--- start ---
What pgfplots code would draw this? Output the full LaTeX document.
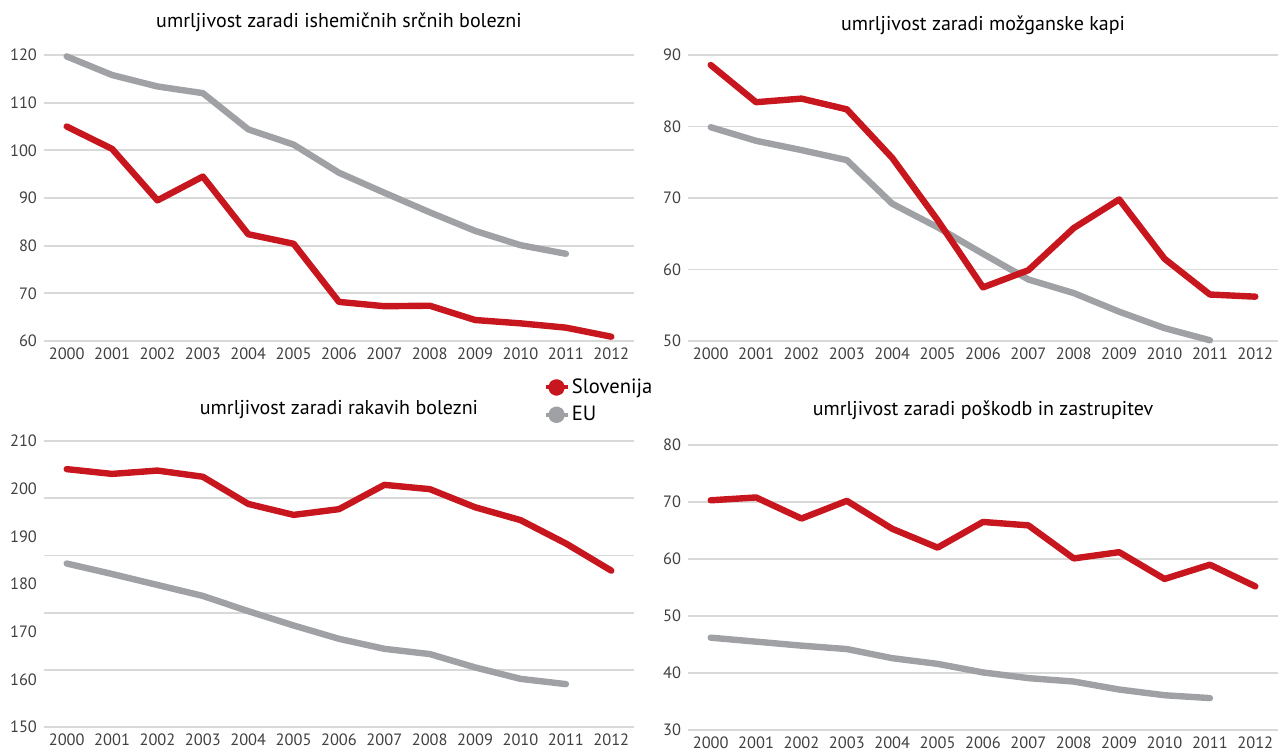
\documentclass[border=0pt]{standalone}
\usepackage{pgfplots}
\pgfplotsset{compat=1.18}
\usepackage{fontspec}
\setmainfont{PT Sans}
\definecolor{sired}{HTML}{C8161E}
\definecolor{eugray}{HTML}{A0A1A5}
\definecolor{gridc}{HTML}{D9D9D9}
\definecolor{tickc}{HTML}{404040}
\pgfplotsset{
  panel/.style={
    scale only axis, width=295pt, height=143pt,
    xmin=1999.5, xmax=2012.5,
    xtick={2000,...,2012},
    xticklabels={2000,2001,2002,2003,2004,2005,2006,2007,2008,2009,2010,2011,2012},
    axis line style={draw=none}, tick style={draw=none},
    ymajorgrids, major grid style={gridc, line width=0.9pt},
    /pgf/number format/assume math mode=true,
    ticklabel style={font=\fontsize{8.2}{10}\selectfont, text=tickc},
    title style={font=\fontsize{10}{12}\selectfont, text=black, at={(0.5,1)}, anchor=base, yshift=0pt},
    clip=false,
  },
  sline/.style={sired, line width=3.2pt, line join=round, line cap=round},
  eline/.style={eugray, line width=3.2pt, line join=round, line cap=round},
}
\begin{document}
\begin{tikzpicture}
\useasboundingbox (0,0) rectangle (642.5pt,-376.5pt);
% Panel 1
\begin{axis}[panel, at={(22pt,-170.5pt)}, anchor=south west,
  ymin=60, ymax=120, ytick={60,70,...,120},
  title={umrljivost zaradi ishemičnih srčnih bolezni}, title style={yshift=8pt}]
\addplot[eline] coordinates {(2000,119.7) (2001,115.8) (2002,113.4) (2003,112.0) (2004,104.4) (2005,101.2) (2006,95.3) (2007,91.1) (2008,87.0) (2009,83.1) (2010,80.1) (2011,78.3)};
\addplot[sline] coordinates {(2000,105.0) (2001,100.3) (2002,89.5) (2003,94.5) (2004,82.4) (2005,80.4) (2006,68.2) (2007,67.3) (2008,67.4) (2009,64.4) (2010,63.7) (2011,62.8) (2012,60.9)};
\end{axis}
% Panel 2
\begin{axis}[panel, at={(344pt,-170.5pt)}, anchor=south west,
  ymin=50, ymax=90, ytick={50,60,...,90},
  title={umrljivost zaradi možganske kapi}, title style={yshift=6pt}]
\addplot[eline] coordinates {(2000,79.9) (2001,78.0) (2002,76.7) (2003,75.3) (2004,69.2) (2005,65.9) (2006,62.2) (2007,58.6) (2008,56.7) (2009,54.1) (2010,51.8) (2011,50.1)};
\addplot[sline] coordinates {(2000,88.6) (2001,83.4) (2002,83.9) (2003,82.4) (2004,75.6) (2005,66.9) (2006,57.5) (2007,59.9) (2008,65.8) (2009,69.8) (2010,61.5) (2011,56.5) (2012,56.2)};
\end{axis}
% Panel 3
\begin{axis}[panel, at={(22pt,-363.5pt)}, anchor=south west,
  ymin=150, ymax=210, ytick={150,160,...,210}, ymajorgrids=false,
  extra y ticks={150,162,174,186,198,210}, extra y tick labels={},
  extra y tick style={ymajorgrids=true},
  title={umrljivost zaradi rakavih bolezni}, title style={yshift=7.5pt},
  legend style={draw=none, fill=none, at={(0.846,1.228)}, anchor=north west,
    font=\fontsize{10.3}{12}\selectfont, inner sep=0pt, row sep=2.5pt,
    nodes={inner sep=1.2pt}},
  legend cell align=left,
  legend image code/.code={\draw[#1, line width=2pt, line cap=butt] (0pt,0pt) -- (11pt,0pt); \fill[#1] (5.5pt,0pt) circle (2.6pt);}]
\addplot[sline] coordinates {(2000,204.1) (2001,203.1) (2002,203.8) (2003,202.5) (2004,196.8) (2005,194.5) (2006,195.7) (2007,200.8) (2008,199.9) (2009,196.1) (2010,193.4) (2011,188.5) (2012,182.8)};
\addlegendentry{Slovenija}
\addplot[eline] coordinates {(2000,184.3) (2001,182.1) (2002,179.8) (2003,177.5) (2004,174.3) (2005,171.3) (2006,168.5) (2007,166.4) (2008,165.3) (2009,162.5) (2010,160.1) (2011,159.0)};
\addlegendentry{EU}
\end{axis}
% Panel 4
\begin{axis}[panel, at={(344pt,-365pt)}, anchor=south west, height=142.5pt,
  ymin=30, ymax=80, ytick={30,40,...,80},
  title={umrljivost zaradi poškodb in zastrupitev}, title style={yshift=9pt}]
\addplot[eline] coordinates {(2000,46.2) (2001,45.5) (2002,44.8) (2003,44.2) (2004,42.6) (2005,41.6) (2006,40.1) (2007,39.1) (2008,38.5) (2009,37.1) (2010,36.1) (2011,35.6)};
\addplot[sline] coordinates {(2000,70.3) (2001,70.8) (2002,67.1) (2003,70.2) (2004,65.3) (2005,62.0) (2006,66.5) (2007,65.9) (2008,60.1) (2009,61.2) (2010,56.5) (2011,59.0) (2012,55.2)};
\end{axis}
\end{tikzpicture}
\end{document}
--- end ---
--- start ---
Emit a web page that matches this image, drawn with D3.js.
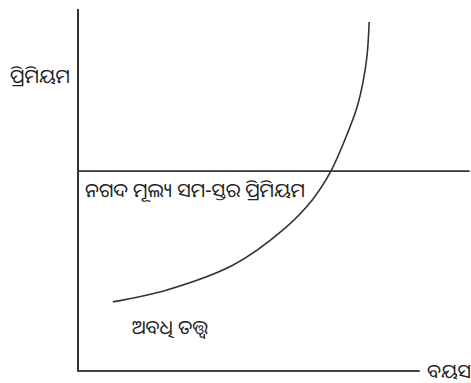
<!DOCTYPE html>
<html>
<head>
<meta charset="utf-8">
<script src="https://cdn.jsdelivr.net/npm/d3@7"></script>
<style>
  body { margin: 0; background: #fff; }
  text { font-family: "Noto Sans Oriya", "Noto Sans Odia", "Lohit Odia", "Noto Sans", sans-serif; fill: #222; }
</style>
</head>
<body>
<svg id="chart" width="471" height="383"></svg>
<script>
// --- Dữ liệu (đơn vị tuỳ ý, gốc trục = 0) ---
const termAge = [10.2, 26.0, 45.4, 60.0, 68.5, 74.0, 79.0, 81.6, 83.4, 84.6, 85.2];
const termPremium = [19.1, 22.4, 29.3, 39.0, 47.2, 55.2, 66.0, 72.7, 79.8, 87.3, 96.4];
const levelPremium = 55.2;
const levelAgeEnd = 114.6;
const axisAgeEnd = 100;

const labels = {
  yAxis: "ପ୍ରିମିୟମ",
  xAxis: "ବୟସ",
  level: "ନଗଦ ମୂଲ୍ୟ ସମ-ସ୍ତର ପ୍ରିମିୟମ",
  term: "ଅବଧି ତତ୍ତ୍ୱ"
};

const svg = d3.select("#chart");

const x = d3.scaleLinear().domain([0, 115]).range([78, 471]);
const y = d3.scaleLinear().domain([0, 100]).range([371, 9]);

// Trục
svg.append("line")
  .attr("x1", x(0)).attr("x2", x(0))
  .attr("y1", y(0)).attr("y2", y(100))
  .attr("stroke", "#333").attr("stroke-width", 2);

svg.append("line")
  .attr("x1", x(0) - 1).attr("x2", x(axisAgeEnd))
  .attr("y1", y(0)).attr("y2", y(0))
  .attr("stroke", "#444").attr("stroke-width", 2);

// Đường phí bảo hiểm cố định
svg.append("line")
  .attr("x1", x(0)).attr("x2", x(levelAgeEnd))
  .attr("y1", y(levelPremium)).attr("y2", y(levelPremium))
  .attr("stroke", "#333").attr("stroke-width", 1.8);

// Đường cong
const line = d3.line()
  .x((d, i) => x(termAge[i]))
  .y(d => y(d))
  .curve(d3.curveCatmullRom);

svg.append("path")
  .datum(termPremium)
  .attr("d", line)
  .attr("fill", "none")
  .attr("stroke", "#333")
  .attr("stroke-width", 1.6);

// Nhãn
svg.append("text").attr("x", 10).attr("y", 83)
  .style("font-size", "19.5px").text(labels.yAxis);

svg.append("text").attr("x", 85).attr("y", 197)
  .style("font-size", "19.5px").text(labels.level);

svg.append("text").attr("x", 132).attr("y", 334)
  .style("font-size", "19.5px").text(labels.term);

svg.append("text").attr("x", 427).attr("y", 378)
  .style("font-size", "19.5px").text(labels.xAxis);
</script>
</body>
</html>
--- end ---
EXERCISE:
Where a line of the data holds "this", show that line.

TASK SOLUTION:
What pgfplots code would draw this? Output the full LaTeX document.
Emit a web page that matches this image, drawn with D3.js.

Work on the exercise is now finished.